BRIEF: Go through the entries below and count the lines holding the word "Output". Reply with only the number, please.

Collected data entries
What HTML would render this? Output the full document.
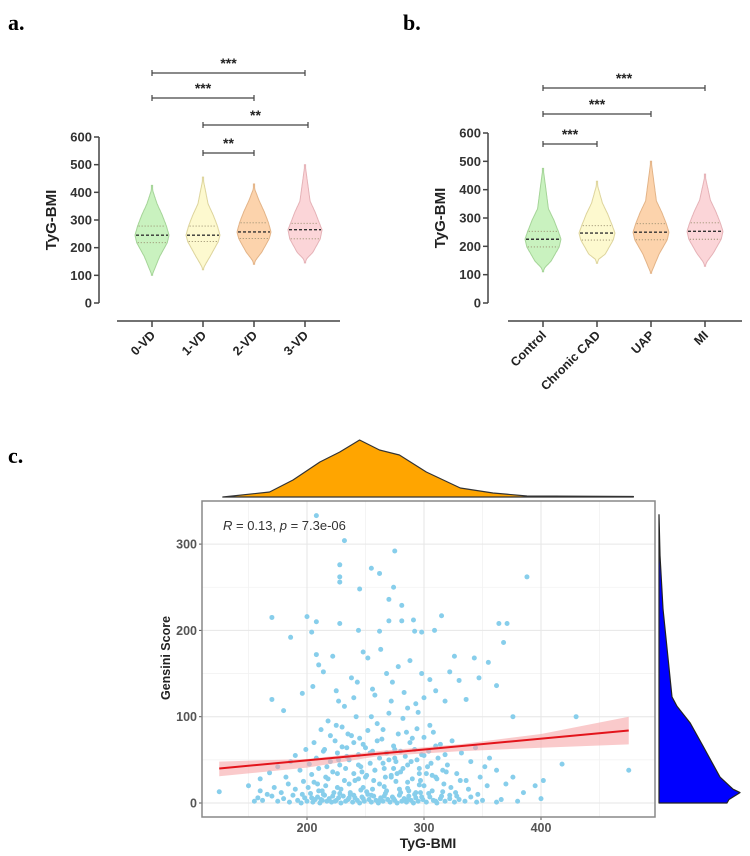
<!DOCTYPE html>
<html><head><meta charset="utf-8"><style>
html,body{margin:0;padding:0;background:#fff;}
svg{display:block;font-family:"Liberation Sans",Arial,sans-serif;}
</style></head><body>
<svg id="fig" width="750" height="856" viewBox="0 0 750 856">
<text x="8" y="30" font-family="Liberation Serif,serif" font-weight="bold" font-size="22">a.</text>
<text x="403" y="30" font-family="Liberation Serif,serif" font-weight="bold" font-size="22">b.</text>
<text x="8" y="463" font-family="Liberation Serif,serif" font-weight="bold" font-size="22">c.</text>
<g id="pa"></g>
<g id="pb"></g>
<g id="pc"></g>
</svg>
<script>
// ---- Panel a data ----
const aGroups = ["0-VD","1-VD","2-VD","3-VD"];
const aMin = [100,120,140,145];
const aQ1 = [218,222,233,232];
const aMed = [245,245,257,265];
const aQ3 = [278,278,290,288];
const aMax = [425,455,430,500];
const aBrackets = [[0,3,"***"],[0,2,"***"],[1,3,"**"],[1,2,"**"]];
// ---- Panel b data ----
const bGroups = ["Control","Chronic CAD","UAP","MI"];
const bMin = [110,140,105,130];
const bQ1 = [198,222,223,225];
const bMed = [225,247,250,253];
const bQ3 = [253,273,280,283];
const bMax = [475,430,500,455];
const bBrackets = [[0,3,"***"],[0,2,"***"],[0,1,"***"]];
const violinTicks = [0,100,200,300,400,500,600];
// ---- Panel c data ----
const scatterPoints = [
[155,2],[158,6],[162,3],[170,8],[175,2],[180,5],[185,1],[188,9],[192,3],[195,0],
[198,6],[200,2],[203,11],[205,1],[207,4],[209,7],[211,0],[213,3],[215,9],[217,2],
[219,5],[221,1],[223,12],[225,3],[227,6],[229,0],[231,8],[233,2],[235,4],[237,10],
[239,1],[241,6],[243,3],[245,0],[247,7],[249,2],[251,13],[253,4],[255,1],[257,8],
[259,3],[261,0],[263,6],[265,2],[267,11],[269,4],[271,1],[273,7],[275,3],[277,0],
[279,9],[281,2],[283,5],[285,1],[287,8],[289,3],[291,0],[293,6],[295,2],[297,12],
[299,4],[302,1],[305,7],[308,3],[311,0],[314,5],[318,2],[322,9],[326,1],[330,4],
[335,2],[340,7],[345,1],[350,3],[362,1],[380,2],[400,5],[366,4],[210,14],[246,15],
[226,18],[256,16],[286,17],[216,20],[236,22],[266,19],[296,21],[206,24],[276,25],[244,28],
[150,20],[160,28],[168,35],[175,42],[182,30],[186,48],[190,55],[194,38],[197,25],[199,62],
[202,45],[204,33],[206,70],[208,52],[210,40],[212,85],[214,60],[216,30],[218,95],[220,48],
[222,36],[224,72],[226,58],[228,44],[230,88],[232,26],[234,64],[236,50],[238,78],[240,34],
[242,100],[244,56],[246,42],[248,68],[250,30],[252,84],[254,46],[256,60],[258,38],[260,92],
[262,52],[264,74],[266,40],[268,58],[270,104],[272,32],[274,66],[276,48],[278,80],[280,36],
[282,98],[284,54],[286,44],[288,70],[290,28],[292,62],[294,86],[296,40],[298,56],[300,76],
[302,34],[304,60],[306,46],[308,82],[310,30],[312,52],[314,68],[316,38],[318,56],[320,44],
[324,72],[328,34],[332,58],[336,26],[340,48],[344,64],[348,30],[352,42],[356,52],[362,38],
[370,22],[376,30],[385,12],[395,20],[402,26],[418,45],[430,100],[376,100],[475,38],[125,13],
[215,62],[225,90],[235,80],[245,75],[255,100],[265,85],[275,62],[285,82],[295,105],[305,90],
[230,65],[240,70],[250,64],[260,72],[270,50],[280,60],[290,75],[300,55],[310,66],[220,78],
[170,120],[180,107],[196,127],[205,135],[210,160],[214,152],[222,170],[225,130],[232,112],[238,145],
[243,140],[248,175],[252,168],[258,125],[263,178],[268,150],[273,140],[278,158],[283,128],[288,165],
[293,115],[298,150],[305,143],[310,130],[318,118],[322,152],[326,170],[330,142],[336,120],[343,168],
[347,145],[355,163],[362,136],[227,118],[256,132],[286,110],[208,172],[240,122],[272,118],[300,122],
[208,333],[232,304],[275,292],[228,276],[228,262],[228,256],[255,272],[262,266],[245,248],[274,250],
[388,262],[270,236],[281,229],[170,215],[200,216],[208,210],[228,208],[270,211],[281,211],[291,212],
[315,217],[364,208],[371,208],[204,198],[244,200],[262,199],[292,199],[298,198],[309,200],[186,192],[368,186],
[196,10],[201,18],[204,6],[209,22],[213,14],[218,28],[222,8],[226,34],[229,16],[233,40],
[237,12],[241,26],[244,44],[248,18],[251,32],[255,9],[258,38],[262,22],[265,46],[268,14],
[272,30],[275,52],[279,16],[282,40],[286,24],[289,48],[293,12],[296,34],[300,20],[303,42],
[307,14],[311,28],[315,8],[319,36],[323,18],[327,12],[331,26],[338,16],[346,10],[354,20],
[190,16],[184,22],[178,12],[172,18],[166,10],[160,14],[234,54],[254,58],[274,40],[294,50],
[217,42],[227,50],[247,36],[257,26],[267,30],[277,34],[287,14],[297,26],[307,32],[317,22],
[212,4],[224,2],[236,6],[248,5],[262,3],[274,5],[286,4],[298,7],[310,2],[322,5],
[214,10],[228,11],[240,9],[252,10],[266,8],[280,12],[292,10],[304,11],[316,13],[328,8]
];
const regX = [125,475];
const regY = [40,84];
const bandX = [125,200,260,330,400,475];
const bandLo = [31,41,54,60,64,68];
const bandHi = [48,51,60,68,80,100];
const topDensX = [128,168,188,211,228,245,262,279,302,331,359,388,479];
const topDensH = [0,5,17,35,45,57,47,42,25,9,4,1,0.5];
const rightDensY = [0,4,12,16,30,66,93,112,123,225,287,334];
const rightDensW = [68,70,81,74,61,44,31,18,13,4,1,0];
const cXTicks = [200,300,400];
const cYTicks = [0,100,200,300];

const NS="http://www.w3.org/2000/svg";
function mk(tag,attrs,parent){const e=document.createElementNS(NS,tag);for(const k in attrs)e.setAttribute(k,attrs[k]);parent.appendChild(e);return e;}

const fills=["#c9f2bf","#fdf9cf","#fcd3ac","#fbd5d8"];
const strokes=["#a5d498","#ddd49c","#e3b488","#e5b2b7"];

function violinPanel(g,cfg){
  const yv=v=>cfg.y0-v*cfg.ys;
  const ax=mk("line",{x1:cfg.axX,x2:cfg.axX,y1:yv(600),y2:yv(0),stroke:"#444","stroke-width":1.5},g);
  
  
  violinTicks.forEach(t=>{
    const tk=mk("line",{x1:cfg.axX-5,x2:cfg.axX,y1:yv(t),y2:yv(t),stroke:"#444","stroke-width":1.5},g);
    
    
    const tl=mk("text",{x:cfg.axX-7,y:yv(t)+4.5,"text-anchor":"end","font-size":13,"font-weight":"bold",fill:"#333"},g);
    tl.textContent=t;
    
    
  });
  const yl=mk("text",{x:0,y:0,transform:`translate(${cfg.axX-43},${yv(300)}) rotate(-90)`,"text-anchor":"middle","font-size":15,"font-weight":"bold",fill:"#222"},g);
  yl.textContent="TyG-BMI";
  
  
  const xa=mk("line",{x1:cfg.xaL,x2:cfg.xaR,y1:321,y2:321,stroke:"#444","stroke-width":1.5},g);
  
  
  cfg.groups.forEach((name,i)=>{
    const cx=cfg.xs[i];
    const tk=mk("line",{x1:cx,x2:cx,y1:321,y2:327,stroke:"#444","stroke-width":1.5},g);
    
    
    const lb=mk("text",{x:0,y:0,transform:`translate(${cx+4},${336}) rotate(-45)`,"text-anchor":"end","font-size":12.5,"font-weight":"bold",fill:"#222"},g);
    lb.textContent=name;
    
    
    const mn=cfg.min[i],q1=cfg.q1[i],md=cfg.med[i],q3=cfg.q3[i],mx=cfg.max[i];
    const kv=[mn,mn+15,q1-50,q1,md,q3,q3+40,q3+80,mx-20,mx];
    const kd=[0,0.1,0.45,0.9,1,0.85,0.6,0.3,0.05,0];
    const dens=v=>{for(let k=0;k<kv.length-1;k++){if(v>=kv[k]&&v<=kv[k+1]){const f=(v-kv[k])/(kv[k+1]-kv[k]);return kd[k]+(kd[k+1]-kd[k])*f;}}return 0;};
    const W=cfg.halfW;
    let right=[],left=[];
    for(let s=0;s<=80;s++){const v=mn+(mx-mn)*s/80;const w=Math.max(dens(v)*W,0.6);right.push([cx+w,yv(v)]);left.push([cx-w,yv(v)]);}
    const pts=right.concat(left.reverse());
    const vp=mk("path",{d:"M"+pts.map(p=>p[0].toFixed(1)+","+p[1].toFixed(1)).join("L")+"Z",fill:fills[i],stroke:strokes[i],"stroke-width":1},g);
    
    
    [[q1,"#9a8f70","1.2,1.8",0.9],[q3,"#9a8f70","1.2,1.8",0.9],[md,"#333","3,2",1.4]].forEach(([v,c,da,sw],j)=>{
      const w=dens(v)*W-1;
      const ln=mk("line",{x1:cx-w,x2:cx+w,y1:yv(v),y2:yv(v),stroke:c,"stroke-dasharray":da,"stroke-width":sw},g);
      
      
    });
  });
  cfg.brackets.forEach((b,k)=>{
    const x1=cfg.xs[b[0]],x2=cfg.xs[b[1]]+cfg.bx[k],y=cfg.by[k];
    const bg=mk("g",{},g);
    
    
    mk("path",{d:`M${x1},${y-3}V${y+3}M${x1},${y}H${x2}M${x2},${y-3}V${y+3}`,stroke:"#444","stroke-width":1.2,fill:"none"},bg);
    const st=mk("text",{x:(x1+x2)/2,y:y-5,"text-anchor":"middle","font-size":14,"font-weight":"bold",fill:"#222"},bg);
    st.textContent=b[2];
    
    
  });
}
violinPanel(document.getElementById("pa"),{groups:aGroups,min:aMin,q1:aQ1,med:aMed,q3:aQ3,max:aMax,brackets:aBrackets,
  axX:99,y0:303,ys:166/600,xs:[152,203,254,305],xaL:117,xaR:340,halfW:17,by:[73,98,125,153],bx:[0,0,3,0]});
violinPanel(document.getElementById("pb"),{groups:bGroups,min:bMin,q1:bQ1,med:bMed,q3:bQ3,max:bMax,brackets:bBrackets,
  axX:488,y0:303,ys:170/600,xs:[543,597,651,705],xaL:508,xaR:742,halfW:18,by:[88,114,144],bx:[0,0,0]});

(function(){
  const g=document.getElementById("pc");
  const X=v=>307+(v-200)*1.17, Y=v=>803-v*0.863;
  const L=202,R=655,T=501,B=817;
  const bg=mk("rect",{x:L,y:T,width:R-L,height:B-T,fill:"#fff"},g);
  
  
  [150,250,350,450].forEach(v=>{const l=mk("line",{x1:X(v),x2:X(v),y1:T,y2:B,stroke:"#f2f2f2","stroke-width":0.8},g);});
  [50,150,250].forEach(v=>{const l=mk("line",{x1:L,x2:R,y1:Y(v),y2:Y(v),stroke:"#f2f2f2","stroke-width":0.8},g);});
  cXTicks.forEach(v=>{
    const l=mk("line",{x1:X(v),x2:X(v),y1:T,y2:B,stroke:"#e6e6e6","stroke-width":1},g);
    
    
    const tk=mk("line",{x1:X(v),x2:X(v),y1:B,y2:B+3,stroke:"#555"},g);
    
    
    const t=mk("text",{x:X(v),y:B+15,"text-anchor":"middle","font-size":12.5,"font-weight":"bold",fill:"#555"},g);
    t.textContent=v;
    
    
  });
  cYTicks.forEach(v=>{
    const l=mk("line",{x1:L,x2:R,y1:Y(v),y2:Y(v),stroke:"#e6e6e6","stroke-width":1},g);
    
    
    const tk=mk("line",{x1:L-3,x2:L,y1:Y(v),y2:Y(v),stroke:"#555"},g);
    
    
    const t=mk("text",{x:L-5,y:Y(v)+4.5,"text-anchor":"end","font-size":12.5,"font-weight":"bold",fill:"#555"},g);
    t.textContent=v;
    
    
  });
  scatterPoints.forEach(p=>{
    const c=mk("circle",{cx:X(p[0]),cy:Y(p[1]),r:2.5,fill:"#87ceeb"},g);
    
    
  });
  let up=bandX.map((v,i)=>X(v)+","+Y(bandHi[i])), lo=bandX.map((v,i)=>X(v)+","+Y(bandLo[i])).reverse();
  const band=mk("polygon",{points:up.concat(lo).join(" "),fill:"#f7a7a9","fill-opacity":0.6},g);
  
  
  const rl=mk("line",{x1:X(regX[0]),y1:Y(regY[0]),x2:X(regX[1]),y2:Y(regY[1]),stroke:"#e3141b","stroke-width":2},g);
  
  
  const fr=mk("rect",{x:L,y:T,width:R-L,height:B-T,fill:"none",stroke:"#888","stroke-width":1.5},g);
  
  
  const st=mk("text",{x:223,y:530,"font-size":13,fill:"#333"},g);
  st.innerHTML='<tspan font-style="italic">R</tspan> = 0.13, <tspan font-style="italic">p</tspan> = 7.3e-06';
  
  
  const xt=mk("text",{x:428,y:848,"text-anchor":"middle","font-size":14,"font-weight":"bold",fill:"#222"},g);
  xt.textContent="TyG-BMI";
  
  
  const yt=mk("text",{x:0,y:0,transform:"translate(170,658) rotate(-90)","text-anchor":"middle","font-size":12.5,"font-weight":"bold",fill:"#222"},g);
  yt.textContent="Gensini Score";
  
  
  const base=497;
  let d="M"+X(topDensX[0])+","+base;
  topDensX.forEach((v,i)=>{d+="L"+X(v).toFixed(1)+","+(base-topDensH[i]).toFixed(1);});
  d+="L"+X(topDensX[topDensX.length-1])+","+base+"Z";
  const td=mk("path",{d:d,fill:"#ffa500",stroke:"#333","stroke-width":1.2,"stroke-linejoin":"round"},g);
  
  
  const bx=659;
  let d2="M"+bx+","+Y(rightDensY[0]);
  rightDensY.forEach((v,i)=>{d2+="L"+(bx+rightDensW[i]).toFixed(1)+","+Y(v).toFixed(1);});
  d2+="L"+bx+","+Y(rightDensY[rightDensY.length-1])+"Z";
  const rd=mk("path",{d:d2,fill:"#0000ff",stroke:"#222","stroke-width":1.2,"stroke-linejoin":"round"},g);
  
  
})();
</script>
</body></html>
==
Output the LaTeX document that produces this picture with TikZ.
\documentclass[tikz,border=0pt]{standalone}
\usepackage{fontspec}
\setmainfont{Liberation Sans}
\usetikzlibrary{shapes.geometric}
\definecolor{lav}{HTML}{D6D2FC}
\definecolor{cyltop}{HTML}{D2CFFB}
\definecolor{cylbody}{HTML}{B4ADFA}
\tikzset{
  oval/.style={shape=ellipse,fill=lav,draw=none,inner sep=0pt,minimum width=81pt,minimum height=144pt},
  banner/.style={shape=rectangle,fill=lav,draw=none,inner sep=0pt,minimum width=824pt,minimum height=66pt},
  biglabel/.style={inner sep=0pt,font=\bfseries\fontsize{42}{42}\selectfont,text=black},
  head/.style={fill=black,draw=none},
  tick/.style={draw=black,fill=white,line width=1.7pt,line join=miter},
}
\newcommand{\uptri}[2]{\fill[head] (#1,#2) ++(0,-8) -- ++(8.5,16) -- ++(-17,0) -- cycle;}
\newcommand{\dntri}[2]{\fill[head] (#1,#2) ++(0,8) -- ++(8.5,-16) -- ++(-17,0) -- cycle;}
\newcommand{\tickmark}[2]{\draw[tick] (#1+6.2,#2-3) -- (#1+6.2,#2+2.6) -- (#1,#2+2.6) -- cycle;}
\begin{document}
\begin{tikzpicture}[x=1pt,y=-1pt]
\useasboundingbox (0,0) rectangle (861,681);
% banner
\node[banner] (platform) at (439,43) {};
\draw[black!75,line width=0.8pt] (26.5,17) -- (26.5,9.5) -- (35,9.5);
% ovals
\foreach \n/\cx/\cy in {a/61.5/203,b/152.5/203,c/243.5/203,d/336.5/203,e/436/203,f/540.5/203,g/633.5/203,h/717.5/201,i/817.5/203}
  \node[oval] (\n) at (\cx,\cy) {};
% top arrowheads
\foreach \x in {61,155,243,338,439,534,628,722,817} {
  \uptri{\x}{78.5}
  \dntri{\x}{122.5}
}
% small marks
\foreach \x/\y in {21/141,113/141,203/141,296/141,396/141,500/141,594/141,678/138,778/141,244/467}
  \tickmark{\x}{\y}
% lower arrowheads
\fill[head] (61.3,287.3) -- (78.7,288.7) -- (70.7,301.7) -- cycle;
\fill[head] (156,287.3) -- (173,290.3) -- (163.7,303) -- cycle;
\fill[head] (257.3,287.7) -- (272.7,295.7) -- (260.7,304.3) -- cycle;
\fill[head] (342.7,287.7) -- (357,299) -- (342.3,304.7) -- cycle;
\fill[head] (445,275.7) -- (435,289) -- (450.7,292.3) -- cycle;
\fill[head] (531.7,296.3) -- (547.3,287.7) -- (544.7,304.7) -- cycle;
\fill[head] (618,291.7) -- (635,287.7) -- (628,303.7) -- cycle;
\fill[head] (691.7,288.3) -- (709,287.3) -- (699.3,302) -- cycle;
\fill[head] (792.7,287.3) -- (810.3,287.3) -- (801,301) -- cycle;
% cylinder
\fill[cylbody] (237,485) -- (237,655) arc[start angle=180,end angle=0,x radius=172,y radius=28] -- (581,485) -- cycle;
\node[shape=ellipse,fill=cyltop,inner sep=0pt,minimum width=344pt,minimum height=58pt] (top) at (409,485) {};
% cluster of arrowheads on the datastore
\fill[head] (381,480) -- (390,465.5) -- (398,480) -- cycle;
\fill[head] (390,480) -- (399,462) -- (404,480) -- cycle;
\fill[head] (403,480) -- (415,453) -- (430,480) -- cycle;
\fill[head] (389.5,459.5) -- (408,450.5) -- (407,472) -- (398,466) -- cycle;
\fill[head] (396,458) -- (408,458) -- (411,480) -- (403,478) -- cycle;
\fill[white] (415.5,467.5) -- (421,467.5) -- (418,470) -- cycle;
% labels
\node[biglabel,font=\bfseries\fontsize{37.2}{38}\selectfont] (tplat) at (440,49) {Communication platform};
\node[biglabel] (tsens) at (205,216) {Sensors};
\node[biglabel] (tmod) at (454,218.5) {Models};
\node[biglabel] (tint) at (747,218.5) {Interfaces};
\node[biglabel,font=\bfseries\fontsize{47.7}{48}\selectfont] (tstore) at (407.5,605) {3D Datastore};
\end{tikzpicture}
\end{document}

TASK RESPONSE: 2